Formation of the Santa Claus Image

As Christmas approaches, BlytheRay studies the formation of the Santa Claus image – a story that intersects with religion, folklore, art, poetry, propaganda, and Coca Cola advertising campaigns.

The vast expanse of Santa Claus’ global reach has enabled depictions of his image to divert in multiple directions throughout history.

The origins of Santa Claus revert back to one historical figure; St. Nicholas, a 4th-century Greek saint who had a reputation for gift-giving and is apotheosised as the patron saint for children. Understandably, this drew an association between St. Nicholas and material generosity – especially to the world’s youth – which has remained one of the fundamental aspects of his image as it’s transcended borders and interacted with national cultures.

St. Nicholas, as he appears on a Russian icon (d. 1294)

The name ‘Santa Claus’ derives from the informal Dutch name for St. Nicholas, Sinterklaas. Sinterklaas was often depicted carrying a staff and riding above rooftops on a huge white horse whilst mischievous helpers listened at chimneys to evaluate which children were well behaved.

In English folklore, Father Christmas overlapped with characteristics of Santa Claus but more heavily represented the spirit of good cheer at Christmas, and not gift-giving.

Heavy Dutch settlement on the east coast of America in the early 19th century was the catalyst for the Americanised image of Santa Claus. When St. Nicholas was pronounced patron saint of New York City in 1804, the New York Historical Society – and artist Alexander Anderson – promoted an image of a religious figure that deposited gifts in fireside stockings.
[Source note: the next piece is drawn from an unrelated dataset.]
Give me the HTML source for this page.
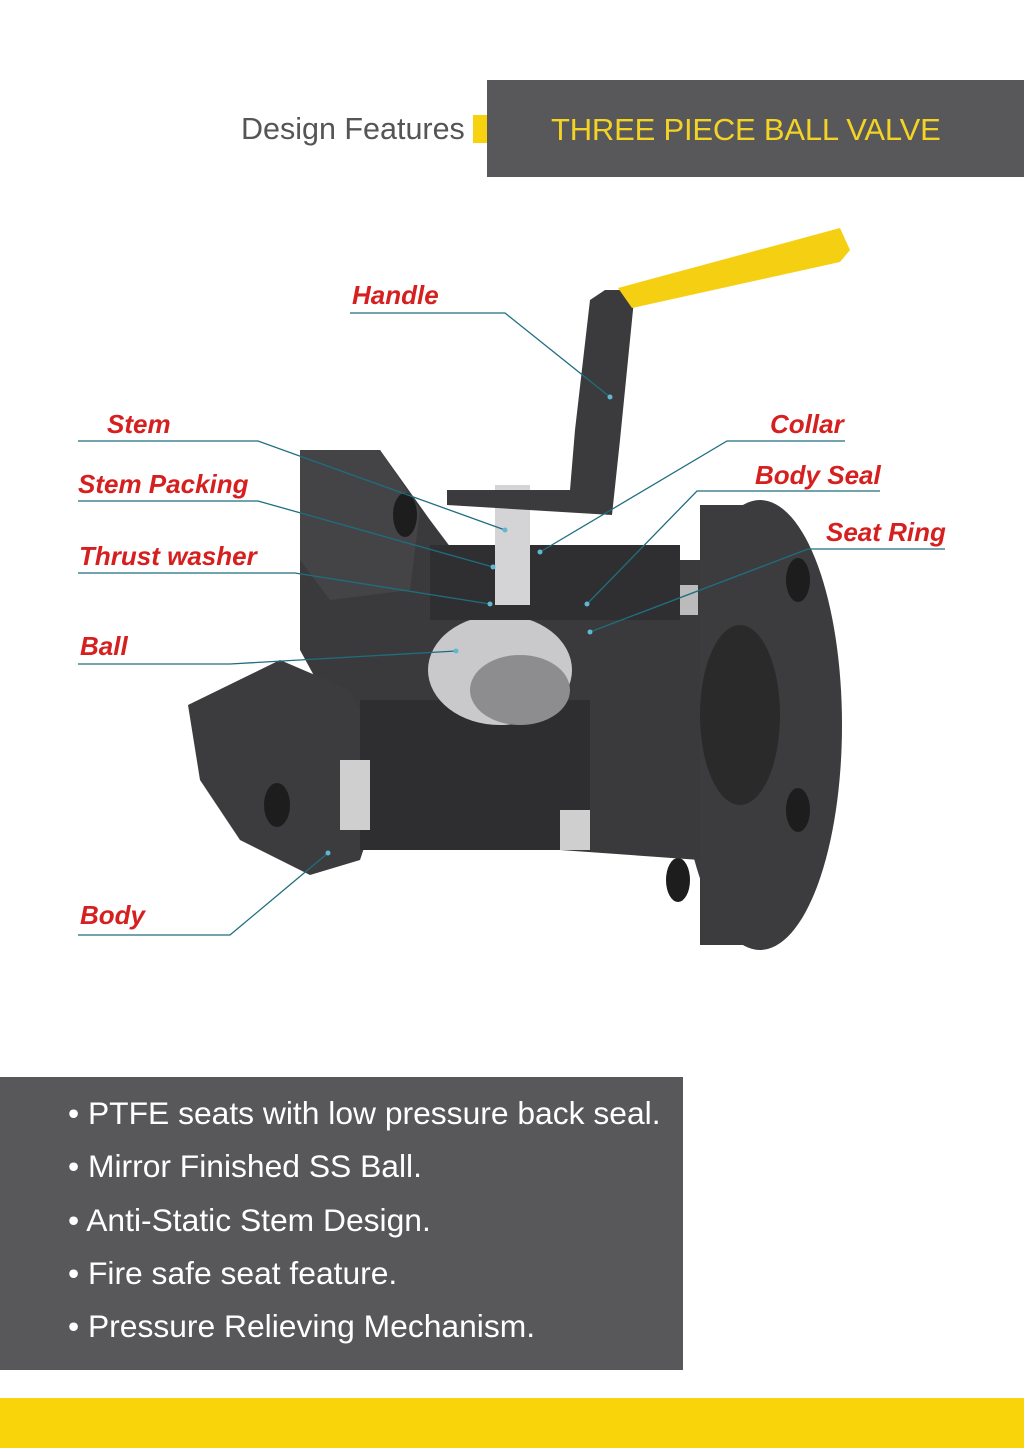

In Knickerbocker’s History of New York, Washington Irving described St. Nicholas as ‘jolly’ figure who flew in a sleigh pulled by reindeer and delivered presents via chimneys. This was developed further in Clement Moore’s famous 1822 poem A Visit from St. Nicholas, known better as The Night Before Christmas.

A manuscript of ‘A Visit from St. Nicholas’

As time progressed, more features were added to the Santa Claus image. Thomas Nast’s cartoons for Harper’s Weekly proliferated popular culture by wholly crafting a scene around Santa; the reindeer, sleigh, naughty and nice list, and workshop all adorned the background of his illustrations. However, the notion of Santa wearing a red suit was not yet concrete.

Legendary illustrator Norman Rockwell, whose depictions of Santa Claus were annually featured in the Saturday Evening Post during the early-1900s, portrayed him in an entirely human and naturalistic way, and opted for red as the colour of his clothing.

Norman Rockwell’s Santa on the cover of Boys’ Life (d. 1913)

In propaganda posters from the First World War, the red of Santa’s suit was present, demonstrating that this depiction had extended beyond use in popular media.

That isn’t to profess that his image didn’t occasionally revert to differing, and often bizarre, forms. In the Second World War, the US army offered a radical departure from the jolly, warm, red-suited Santa that had gained traction in the decades prior by presenting him in military uniform.

Santa Claus in a US army propaganda poster (d. 1942)

However, it was when Coca Cola commissioned illustrator Haddon Sundblom to develop advertising using Santa Claus, that the most recognisable figure to modern eyes was formulated. A warm, friendly, pleasantly plump, and human Santa enrobed in a soft red suit with white details formed the basis of the campaign.

Sundblom’s iconic Santa Claus debuted in 1931 in Coca Cola adverts that featured in the Saturday Evening Post. The beverages giant may not have invented Santa Claus, but its image of him holding a Coca Cola bottle was likely more widely disseminated than any other previous conception, and cemented it as the enduring depiction.

From Anderson’s gift-giving, deity-like figure to the US army’s militaristic, merry mercenary, it has been quite the evolution.